Start of Material

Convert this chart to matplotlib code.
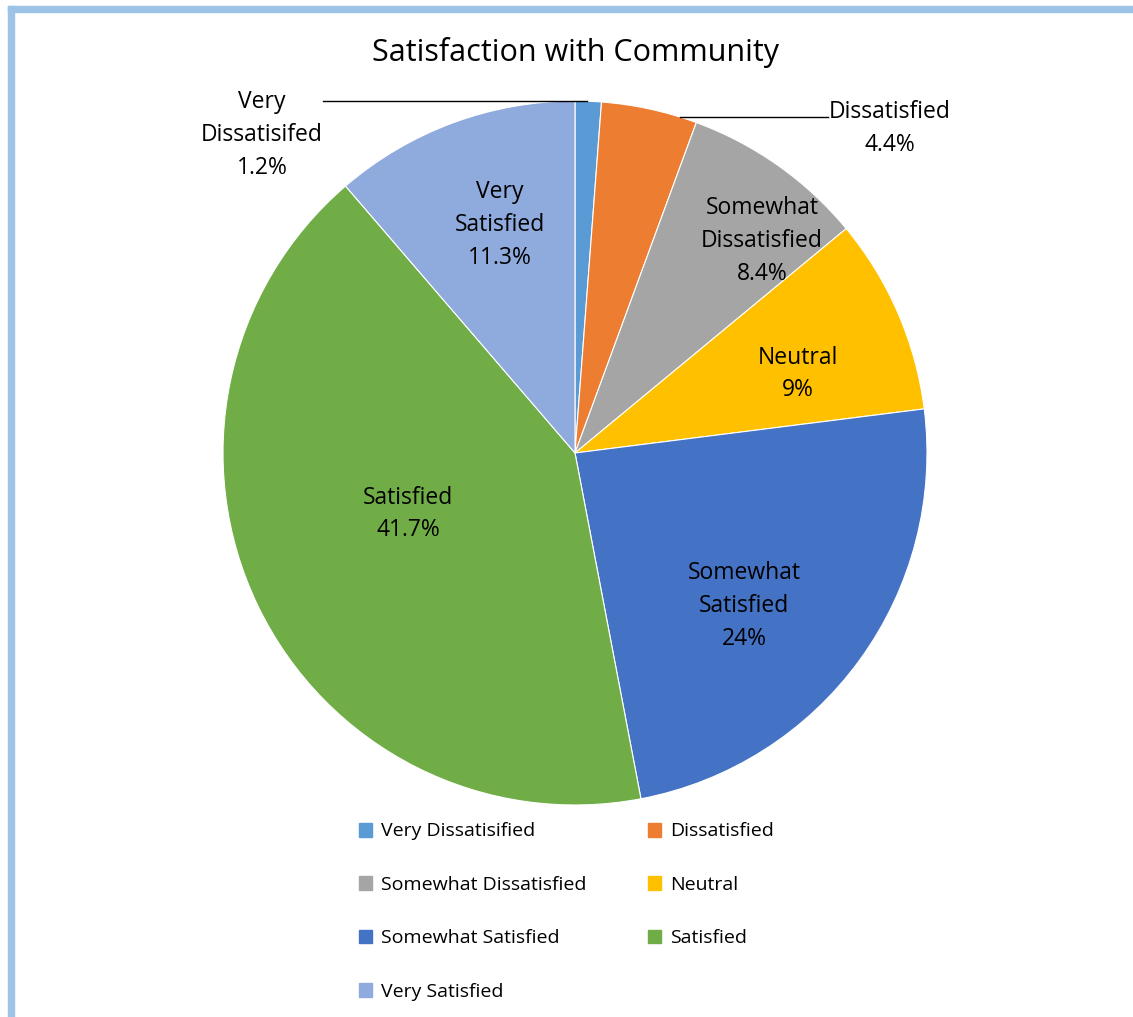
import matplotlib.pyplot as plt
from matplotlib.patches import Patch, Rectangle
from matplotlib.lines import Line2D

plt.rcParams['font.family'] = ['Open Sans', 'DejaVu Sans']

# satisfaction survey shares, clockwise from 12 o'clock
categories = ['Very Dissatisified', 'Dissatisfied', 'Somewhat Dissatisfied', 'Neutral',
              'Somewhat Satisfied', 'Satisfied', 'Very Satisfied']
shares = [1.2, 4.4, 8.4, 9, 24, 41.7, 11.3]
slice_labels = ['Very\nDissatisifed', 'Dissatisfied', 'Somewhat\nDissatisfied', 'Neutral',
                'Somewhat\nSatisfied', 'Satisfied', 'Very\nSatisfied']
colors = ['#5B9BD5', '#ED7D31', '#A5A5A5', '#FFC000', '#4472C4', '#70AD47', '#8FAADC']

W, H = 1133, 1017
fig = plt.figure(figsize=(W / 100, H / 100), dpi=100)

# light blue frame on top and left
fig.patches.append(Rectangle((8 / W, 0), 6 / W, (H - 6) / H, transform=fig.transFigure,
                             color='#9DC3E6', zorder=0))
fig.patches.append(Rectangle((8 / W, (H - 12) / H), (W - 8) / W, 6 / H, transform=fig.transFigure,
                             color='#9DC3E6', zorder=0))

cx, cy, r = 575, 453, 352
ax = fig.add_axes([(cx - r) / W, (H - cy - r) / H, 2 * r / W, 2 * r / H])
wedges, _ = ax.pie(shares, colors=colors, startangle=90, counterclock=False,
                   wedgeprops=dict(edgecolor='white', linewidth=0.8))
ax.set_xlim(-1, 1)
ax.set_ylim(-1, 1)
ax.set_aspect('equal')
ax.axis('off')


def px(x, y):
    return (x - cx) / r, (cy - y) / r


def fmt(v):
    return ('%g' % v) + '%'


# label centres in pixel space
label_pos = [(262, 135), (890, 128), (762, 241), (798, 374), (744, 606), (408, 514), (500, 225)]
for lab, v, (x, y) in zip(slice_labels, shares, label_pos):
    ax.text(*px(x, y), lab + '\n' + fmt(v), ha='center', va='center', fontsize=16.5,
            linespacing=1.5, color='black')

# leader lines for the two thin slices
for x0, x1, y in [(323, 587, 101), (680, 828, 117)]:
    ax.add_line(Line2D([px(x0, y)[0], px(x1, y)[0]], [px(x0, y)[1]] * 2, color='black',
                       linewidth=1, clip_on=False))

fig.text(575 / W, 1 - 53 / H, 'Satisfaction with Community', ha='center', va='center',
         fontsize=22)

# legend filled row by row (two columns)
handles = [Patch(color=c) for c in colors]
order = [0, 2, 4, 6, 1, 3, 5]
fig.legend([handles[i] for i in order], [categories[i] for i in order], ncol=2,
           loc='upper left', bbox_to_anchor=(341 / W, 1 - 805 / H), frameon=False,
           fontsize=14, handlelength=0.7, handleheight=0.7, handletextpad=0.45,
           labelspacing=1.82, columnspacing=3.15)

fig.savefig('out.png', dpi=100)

End of Material

#### [Your instructions]
Copy each line exactly, and leave the pictures out of your copy.

#### [Solution to this task]
Convert this chart to matplotlib code.
import matplotlib.pyplot as plt
from matplotlib.patches import Patch, Rectangle
from matplotlib.lines import Line2D

plt.rcParams['font.family'] = ['Open Sans', 'DejaVu Sans']

# satisfaction survey shares, clockwise from 12 o'clock
categories = ['Very Dissatisified', 'Dissatisfied', 'Somewhat Dissatisfied', 'Neutral',
              'Somewhat Satisfied', 'Satisfied', 'Very Satisfied']
shares = [1.2, 4.4, 8.4, 9, 24, 41.7, 11.3]
slice_labels = ['Very\nDissatisifed', 'Dissatisfied', 'Somewhat\nDissatisfied', 'Neutral',
                'Somewhat\nSatisfied', 'Satisfied', 'Very\nSatisfied']
colors = ['#5B9BD5', '#ED7D31', '#A5A5A5', '#FFC000', '#4472C4', '#70AD47', '#8FAADC']

W, H = 1133, 1017
fig = plt.figure(figsize=(W / 100, H / 100), dpi=100)

# light blue frame on top and left
fig.patches.append(Rectangle((8 / W, 0), 6 / W, (H - 6) / H, transform=fig.transFigure,
                             color='#9DC3E6', zorder=0))
fig.patches.append(Rectangle((8 / W, (H - 12) / H), (W - 8) / W, 6 / H, transform=fig.transFigure,
                             color='#9DC3E6', zorder=0))

cx, cy, r = 575, 453, 352
ax = fig.add_axes([(cx - r) / W, (H - cy - r) / H, 2 * r / W, 2 * r / H])
wedges, _ = ax.pie(shares, colors=colors, startangle=90, counterclock=False,
                   wedgeprops=dict(edgecolor='white', linewidth=0.8))
ax.set_xlim(-1, 1)
ax.set_ylim(-1, 1)
ax.set_aspect('equal')
ax.axis('off')


def px(x, y):
    return (x - cx) / r, (cy - y) / r


def fmt(v):
    return ('%g' % v) + '%'


# label centres in pixel space
label_pos = [(262, 135), (890, 128), (762, 241), (798, 374), (744, 606), (408, 514), (500, 225)]
for lab, v, (x, y) in zip(slice_labels, shares, label_pos):
    ax.text(*px(x, y), lab + '\n' + fmt(v), ha='center', va='center', fontsize=16.5,
            linespacing=1.5, color='black')

# leader lines for the two thin slices
for x0, x1, y in [(323, 587, 101), (680, 828, 117)]:
    ax.add_line(Line2D([px(x0, y)[0], px(x1, y)[0]], [px(x0, y)[1]] * 2, color='black',
                       linewidth=1, clip_on=False))

fig.text(575 / W, 1 - 53 / H, 'Satisfaction with Community', ha='center', va='center',
         fontsize=22)

# legend filled row by row (two columns)
handles = [Patch(color=c) for c in colors]
order = [0, 2, 4, 6, 1, 3, 5]
fig.legend([handles[i] for i in order], [categories[i] for i in order], ncol=2,
           loc='upper left', bbox_to_anchor=(341 / W, 1 - 805 / H), frameon=False,
           fontsize=14, handlelength=0.7, handleheight=0.7, handletextpad=0.45,
           labelspacing=1.82, columnspacing=3.15)

fig.savefig('out.png', dpi=100)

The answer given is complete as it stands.